For an otherwise very well put together 80-year-old woman, the huge hole in her right shoe was a shocker…that is, until I saw her foot. Her big toe was pointing sideways and there, at the base of her big toe was an enormous bunion. It was so large that there was no way that it could fit inside of a normal shoe, so she just cut a hole in them and went on with her business. Bunions are an extremely common foot deformity…this article will help you understand what they are, how they develop, and how to manage them…before you start cutting holes in your shoes.
Do you have a large bump protruding at the base of your big toe? If so, it is likely that you have a hallux valgus or what is commonly known as a bunion. Bunions appear when the big toe itself deviates out of position and pushes against the second toe. This puts a strain on the joint at the base of the big toe which then enlarges, protrudes, and can become quite painful.
The joint at the base of the big toe joint has a lot of responsibility. It plays an important role in weight bearing and balance when you stand, walk, run…or do anything else on your feet. This is why bunions can be such a painful and debilitating condition. In advanced cases, the joint can become so stiff and sore that it is hard to wear shoes.
Are your shoes to blame?
Although bunions do run in families, they can also be brought about by gait abnormalities and/or inappropriate footwear. According to podiatrist Georgeanne Botek, DPM, Head of the Section of Podiatry and Medical Director of Cleveland Clinic’s Diabetic Foot Clinic, women are at much greater risk for developing bunions than men.
Is surgery the only option?
Once a bunion is fully developed, surgery is required to reduce the enlargement…but there are some ways to ease the pain and pressure and slow the progression of a developing bunion. Here are some ideas:
- Wear the right shoes: Choose low heeled shoes with a wide toe box and good support through the arch.
- Splints: There are a variety of over-the-counter and prescriptive splints that can help to hold the big toe in better alignment to reduce the rate of progression.
- Orthotics: many people with bunions have an abnormal gait pattern called “pronation” which puts extra pressure on the joint at the base of the big toe. Identifying and correcting pronation with orthotics can help to change the forces on the joint and decrease the risk and rate of progression of bunion formation.
- Watch your weight: The bigger you are, the more pressure there will be on the bunion. Maintain a healthy weight by eating wisely and exercising daily.
- Ice up: Applying an ice pack to the bunion helps to reduce pain and decrease inflammation and swelling. Use an ice pack for five minutes at a time for relief.
- Warm soak: Fill a soaking tub with warm water and Epsom salts and soak the affected foot. The warm water and salts will help ease pain and inflammation. You can also add ½ teaspoon of cayenne pepper which with further reduce inflammation.
Homemade Pain Reliever
Apply this pain reliever topically to swollen and sore joints.
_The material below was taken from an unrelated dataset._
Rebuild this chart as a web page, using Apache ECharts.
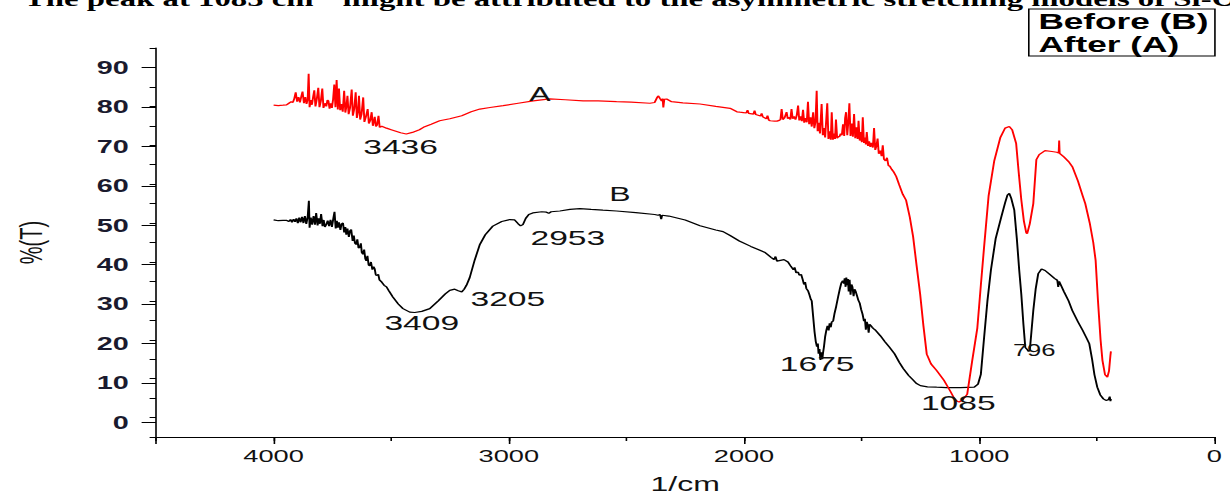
<!DOCTYPE html>
<html><head><meta charset="utf-8">
<script src="https://cdn.jsdelivr.net/npm/echarts@6/dist/echarts.min.js"></script>
<style>
html,body{margin:0;padding:0;background:#fff;overflow:hidden;width:1230px;height:499px}
#chart{width:768.75px;height:499px;transform:scaleX(1.6);transform-origin:0 0}
</style></head><body><div id="chart"></div>
<script>
// ---------------- data (wavenumber cm^-1, %T) ----------------
const afterA = [
[4000,80.3],[3980,80.2],[3960,80.3],[3945,80.4],[3935,80.8],[3925,81.2],[3918,81.0],[3912,82.0],[3906,83.6],[3900,81.2],
[3894,82.4],[3888,81.0],[3882,82.6],[3877,83.8],[3871,80.8],[3865,82.4],[3860,80.6],[3855,81.8],[3851,88.4],[3847,79.8],
[3842,81.6],[3837,80.4],[3832,82.4],[3827,84.1],[3822,80.0],[3816,82.0],[3810,84.8],[3805,79.8],[3799,81.4],[3793,84.6],
[3788,79.6],[3782,80.8],[3776,80.0],[3771,81.6],[3767,81.4],[3762,79.4],[3757,80.8],[3752,79.6],[3747,81.8],[3742,85.6],
[3737,79.8],[3732,86.8],[3727,79.2],[3722,84.6],[3717,79.0],[3712,80.6],[3706,78.6],[3700,84.0],[3695,78.4],[3690,80.2],
[3686,82.7],[3681,78.0],[3675,79.6],[3668,84.3],[3663,77.6],[3657,79.4],[3651,83.6],[3646,77.0],[3641,78.6],[3637,82.7],
[3632,76.6],[3626,78.0],[3619,82.3],[3614,76.0],[3608,77.2],[3600,79.3],[3595,75.6],[3589,76.4],[3583,78.5],[3578,75.0],
[3574,76.0],[3570,77.3],[3565,74.8],[3560,75.2],[3554,77.6],[3549,74.6],[3540,74.9],[3520,74.4],[3500,74.0],[3480,73.6],
[3460,73.2],[3436,72.9],[3410,73.3],[3380,74.0],[3363,74.6],[3330,75.4],[3294,76.3],[3251,76.8],[3200,77.6],[3160,78.6],
[3123,79.3],[3080,79.7],[3024,80.2],[2960,80.8],[2896,81.4],[2826,81.9],[2760,81.7],[2684,81.4],[2620,81.4],[2542,81.2],
[2480,81.1],[2400,80.8],[2380,81.0],[2370,82.2],[2365,82.7],[2357,82.0],[2350,81.4],[2346,82.0],[2343,79.7],[2339,81.8],
[2329,81.9],[2308,81.2],[2260,80.9],[2187,80.6],[2120,80.0],[2059,79.5],[2030,78.6],[2017,78.5],[2003,78.4],[1990,78.3],
[1985,79.0],[1980,78.2],[1960,78.0],[1955,78.9],[1950,77.9],[1930,77.5],[1925,78.2],[1920,77.3],[1905,76.8],[1900,77.6],
[1895,76.5],[1889,76.3],[1870,76.2],[1860,76.2],[1850,76.4],[1845,76.6],[1840,79.3],[1835,76.6],[1828,77.0],[1819,78.5],
[1814,76.8],[1808,77.2],[1803,76.6],[1798,79.3],[1793,76.8],[1787,77.4],[1781,76.6],[1776,77.6],[1770,80.2],[1765,76.4],
[1760,77.4],[1754,76.2],[1749,79.1],[1744,75.8],[1738,77.0],[1733,75.9],[1728,81.2],[1723,75.4],[1717,77.2],[1712,74.8],
[1706,78.5],[1701,74.4],[1696,76.0],[1691,84.0],[1687,73.6],[1682,75.8],[1677,73.0],[1670,80.6],[1665,72.6],[1660,74.4],
[1655,72.0],[1646,80.8],[1641,71.6],[1636,73.6],[1631,71.4],[1627,78.5],[1622,71.4],[1617,73.0],[1613,71.6],[1609,76.6],
[1604,71.8],[1599,72.2],[1594,72.2],[1589,73.0],[1584,72.6],[1579,75.4],[1574,72.4],[1570,77.0],[1566,78.5],[1561,72.6],
[1556,76.4],[1552,80.8],[1547,72.4],[1542,75.6],[1537,72.2],[1532,78.0],[1527,71.8],[1522,74.6],[1517,71.6],[1513,76.3],
[1508,71.2],[1503,73.4],[1499,70.8],[1495,77.2],[1490,70.6],[1485,72.0],[1482,70.2],[1478,73.4],[1473,69.8],[1468,71.0],
[1463,69.6],[1458,70.6],[1452,69.4],[1447,74.4],[1442,68.8],[1437,69.8],[1432,71.7],[1427,67.8],[1420,68.6],[1415,67.2],
[1410,70.0],[1405,66.4],[1398,66.0],[1392,66.8],[1386,64.8],[1380,64.6],[1372,63.8],[1364,63.2],[1353,62.0],[1340,59.8],
[1325,57.4],[1311,55.9],[1295,51.5],[1281,46.5],[1266,39.0],[1251,31.7],[1237,23.5],[1223,16.3],[1205,13.8],[1181,12.1],
[1150,9.6],[1123,6.8],[1105,4.8],[1094,4.2],[1085,4.0],[1070,4.6],[1051,6.0],[1030,14.5],[1008,23.0],[993,34.0],
[979,44.0],[960,57.0],[936,66.0],[910,72.0],[890,74.4],[872,74.8],[860,74.0],[843,70.5],[832,63.0],[821,56.0],
[810,50.5],[800,47.5],[796,47.3],[785,49.8],[770,55.0],[757,66.3],[745,67.6],[720,68.6],[691,68.4],[670,68.2],
[662,68.0],[660,71.2],[658,67.9],[640,67.0],[620,65.8],[604,64.5],[580,60.8],[560,57.0],[549,55.0],[530,50.0],
[515,45.0],[505,40.4],[495,30.0],[484,20.0],[476,14.7],[465,11.0],[455,10.4],[448,12.0],[442,16.0],[440,17.0]
];
const beforeB = [
[4000,50.8],[3980,50.6],[3960,50.7],[3946,50.7],[3935,50.4],[3928,50.9],[3922,50.2],[3915,51.0],[3909,50.3],[3903,51.2],
[3897,50.0],[3891,51.4],[3885,50.2],[3879,51.6],[3873,50.0],[3867,51.8],[3861,49.8],[3855,51.6],[3850,55.7],[3847,48.8],
[3842,51.4],[3836,49.6],[3830,51.8],[3824,49.6],[3819,52.6],[3813,49.4],[3808,51.2],[3803,49.8],[3798,52.3],[3792,49.2],
[3787,50.8],[3782,49.0],[3776,49.6],[3770,50.6],[3764,49.2],[3758,50.8],[3752,49.0],[3746,51.2],[3741,52.9],[3736,48.6],
[3731,50.6],[3727,48.8],[3722,50.2],[3716,48.2],[3711,49.8],[3705,50.0],[3700,47.6],[3695,49.0],[3691,47.0],[3686,48.6],
[3680,46.4],[3675,48.0],[3670,48.3],[3664,45.4],[3659,46.8],[3654,44.8],[3649,44.5],[3644,45.8],[3639,43.6],[3634,43.7],
[3629,44.8],[3625,42.4],[3620,42.0],[3615,43.2],[3610,40.8],[3606,40.3],[3601,41.6],[3596,39.2],[3591,39.0],[3586,40.0],
[3580,38.0],[3575,38.8],[3570,38.2],[3566,36.8],[3563,36.5],[3555,36.8],[3550,35.4],[3540,34.8],[3530,34.0],[3520,33.6],
[3510,32.6],[3493,31.0],[3470,29.2],[3450,28.0],[3421,27.1],[3400,27.0],[3370,27.3],[3336,28.0],[3300,30.0],[3270,31.8],
[3251,32.7],[3230,33.0],[3215,32.6],[3200,32.3],[3190,33.0],[3180,34.0],[3166,36.0],[3145,40.5],[3123,44.5],[3100,47.0],
[3068,49.2],[3030,50.4],[2996,50.9],[2975,50.8],[2960,49.8],[2950,49.3],[2940,49.6],[2928,51.2],[2915,52.2],[2898,52.6],
[2860,52.9],[2840,52.8],[2830,52.5],[2820,52.9],[2783,53.1],[2740,53.5],[2698,53.7],[2650,53.5],[2600,53.3],[2542,53.1],
[2460,52.7],[2380,52.2],[2365,52.0],[2357,52.2],[2352,51.0],[2348,52.0],[2320,51.8],[2250,50.8],[2187,49.3],[2120,48.2],
[2089,47.8],[2059,46.8],[2020,45.4],[1971,44.0],[1940,43.2],[1910,42.4],[1885,41.2],[1872,40.6],[1866,41.4],[1860,40.2],
[1845,40.4],[1830,40.6],[1813,40.0],[1800,38.8],[1790,38.0],[1785,38.6],[1778,37.2],[1770,37.4],[1765,36.6],[1757,36.8],
[1750,35.4],[1745,34.2],[1740,34.8],[1735,33.2],[1728,32.6],[1722,31.6],[1716,30.4],[1712,30.0],[1706,26.0],[1700,22.0],
[1695,19.6],[1690,18.2],[1686,19.0],[1683,16.4],[1679,17.6],[1675,14.8],[1671,16.8],[1667,15.0],[1664,16.6],[1660,18.2],
[1655,20.8],[1650,22.4],[1645,23.6],[1640,22.4],[1636,24.2],[1631,23.2],[1627,24.6],[1621,24.8],[1615,26.8],[1608,28.6],
[1600,31.0],[1592,33.2],[1586,34.6],[1580,35.2],[1575,34.4],[1572,35.8],[1568,33.6],[1565,36.0],[1561,34.0],[1558,35.6],
[1555,32.4],[1551,35.4],[1547,31.6],[1543,34.2],[1539,33.6],[1534,31.2],[1530,33.0],[1525,32.4],[1520,31.4],[1514,30.2],
[1508,29.4],[1502,27.8],[1496,26.6],[1490,24.8],[1486,25.4],[1482,22.6],[1478,24.6],[1474,23.8],[1470,21.8],[1466,24.0],
[1460,23.6],[1455,23.2],[1448,22.8],[1440,22.4],[1420,21.0],[1400,19.4],[1383,18.2],[1360,16.4],[1340,14.2],[1323,12.6],
[1300,10.8],[1280,9.6],[1268,8.8],[1250,8.2],[1220,7.9],[1181,7.8],[1140,7.7],[1080,7.7],[1021,7.8],[1005,8.6],
[993,11.1],[980,20.0],[965,30.0],[950,38.0],[930,46.0],[906,51.6],[890,55.2],[880,57.2],[872,57.6],[864,56.4],
[851,53.4],[840,46.0],[830,38.0],[821,31.7],[812,24.0],[804,18.0],[796,17.5],[790,17.0],[785,17.2],[778,22.0],
[770,27.5],[760,33.0],[749,37.0],[735,38.2],[720,37.8],[700,36.8],[680,35.8],[668,35.3],[664,33.6],[660,35.0],
[640,32.4],[620,30.0],[604,27.5],[580,24.6],[560,22.4],[545,20.6],[532,19.0],[520,15.0],[510,11.0],[498,7.8],
[485,5.8],[472,4.8],[461,4.4],[450,4.6],[445,5.4],[442,4.2],[440,4.8]
];
// peak annotations: [text, wavenumber, %T]
const labelsA = [['A',2868,83.1],['3436',3460,69.6]];
const labelsB = [['B',2528,57.4],['2953',2749,46.2],['3205',3004,30.6],['3409',3370,24.4],['1675',1689,13.7],['1085',1089,3.7],['796',766,17.2]];
const xMajorTicks = [0,1000,2000,3000,4000];
const seriesNames = ['Before (B)','After (A)'];
const topText = 'The peak at 1085 cm\u207B\u00B9 might be attributed to the asymmetric stretching models of Si-O';

// ---------------- chart ----------------
const FONT = '"Liberation Sans", Arial, sans-serif';
const chart = echarts.init(document.getElementById('chart'), null, {renderer:'svg'});
function marks(list){
  return list.map(([t,x,y]) => ({
    name:t, coord:[x,y],
    label:{fontSize: t==='796'?16:(t.length===1?20:21)}
  }));
}
const markCfg = (list) => ({
  silent:true, symbol:'circle', symbolSize:1,
  itemStyle:{color:'rgba(0,0,0,0)'},
  label:{show:true, position:'inside', formatter:'{b}', color:'#111', fontFamily:FONT},
  data: marks(list)
});
const axisLineStyle = {color:'#000', width:1};
chart.setOption({
  animation:false,
  backgroundColor:'#fff',
  graphic:[{
    type:'text', left:15, top:-11.5, silent:true, z:0,
    style:{text:topText, fill:'#000', font:'bold 20.5px "Liberation Serif", "Times New Roman", serif'}
  }],
  legend:{
    orient:'vertical', left:643, top:9, data:seriesNames,
    itemWidth:0, itemHeight:0, itemGap:1, padding:[1,4,1,0],
    borderColor:'#000', borderWidth:1, backgroundColor:'#fff',
    itemStyle:{opacity:0}, lineStyle:{opacity:0},
    textStyle:{fontSize:22, fontWeight:'bold', color:'#000', fontFamily:FONT}
  },
  grid:[
    {left:97.5, right:10, top:48, bottom:57},
    {left:97.5, right:10, top:67.7, bottom:76.7}
  ],
  xAxis:[
    {gridIndex:0, type:'value', min:0, max:4500, interval:1000, inverse:true,
     axisLine:{onZero:false, lineStyle:axisLineStyle},
     axisTick:{length:7, lineStyle:{color:'#000'}},
     axisLabel:{formatter:v => xMajorTicks.includes(v)?String(v):'', fontSize:17, color:'#111', fontFamily:FONT, margin:11},
     splitLine:{show:false},
     name:'1/cm', nameLocation:'middle', nameGap:37,
     nameTextStyle:{fontSize:20, color:'#111', fontFamily:FONT}},
    {gridIndex:0, type:'value', min:0, max:4500, interval:500, inverse:true, position:'bottom',
     axisLine:{show:false, onZero:false}, axisTick:{length:4, lineStyle:{color:'#000'}},
     axisLabel:{show:false}, splitLine:{show:false}},
    {gridIndex:1, type:'value', min:0, max:4500, inverse:true, show:false}
  ],
  yAxis:[
    {gridIndex:0, type:'value', min:-5, max:95, interval:5,
     axisLine:{show:true, onZero:false, lineStyle:axisLineStyle},
     axisTick:{show:true, length:4, lineStyle:{color:'#000'}},
     axisLabel:{show:false}, splitLine:{show:false},
     name:'%(T)', nameLocation:'middle', nameGap:68,
     nameTextStyle:{fontSize:20, color:'#111', fontFamily:FONT}},
    {gridIndex:1, type:'value', min:0, max:90, interval:10,
     axisLine:{show:false, onZero:false},
     axisTick:{show:true, length:9, lineStyle:{color:'#000'}},
     axisLabel:{fontSize:18, fontWeight:'bold', color:'#1a1a2e', fontFamily:FONT, margin:17},
     splitLine:{show:false}}
  ],
  series:[
    {name:seriesNames[0], type:'line', xAxisIndex:0, yAxisIndex:0, data:beforeB,
     showSymbol:false, symbol:'none', lineStyle:{color:'#000', width:1.2}, itemStyle:{color:'#000'},
     markPoint:markCfg(labelsB)},
    {name:seriesNames[1], type:'line', xAxisIndex:0, yAxisIndex:0, data:afterA,
     showSymbol:false, symbol:'none', lineStyle:{color:'#ff0000', width:1.2}, itemStyle:{color:'#ff0000'},
     markPoint:markCfg(labelsA)}
  ]
});
</script></body></html>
- ¼ cup organic, unrefined coconut oil
- ¼ cup extra-virgin, organic olive oil
- 1 tablespoon beeswax
- ¼ teaspoon ground pepper
- ¼ teaspoon ground ginger
- 20 drops peppermint essential oil
- 20 drops eucalyptus essential oil
- 20 drops clove oil
Fill a small saucepan with water and then find a heatproof bowl that will fit inside the pan. Add the coconut and olive oil to the bowl, along with the ground pepper and ginger. Bring the water to a simmer, and then let the mixture warm in the hot water for 20 minutes. After 20 minutes of steeping, add the beeswax and heat until melted.
Place a strainer over a small bowl. You can use a coffee filter for extra help. Carefully remove the melted mixture from the saucepan, and pour over the strainer to keep any ginger or ground pepper bits out of the salve.
Next, add the peppermint and eucalyptus essential oils. Carefully pour the warming rub in a small sealable container, and allow it to set at room temperature for about two hours. Seal with a lid and use as needed.
Regularly performing foot exercises can help keep the toe joints flexible and prevent bunions from getting worse. Try these easy exercises.
Toe Circles: Hold your big toe and make as big of a circle as you can in a clockwise direction then a counterclockwise direction. If this causes a lot of pain do not do it.
Marble Pick Up: This exercise will help keep your toes and feet nimble. Place some marbles on the floor in front of you and use your toes only to pick them up and put them in a bowl.
Take a Beach Walk: Walking barefoot on the beach massages your feet and helps toes to get stronger. This is especially beneficial if you have arthritis.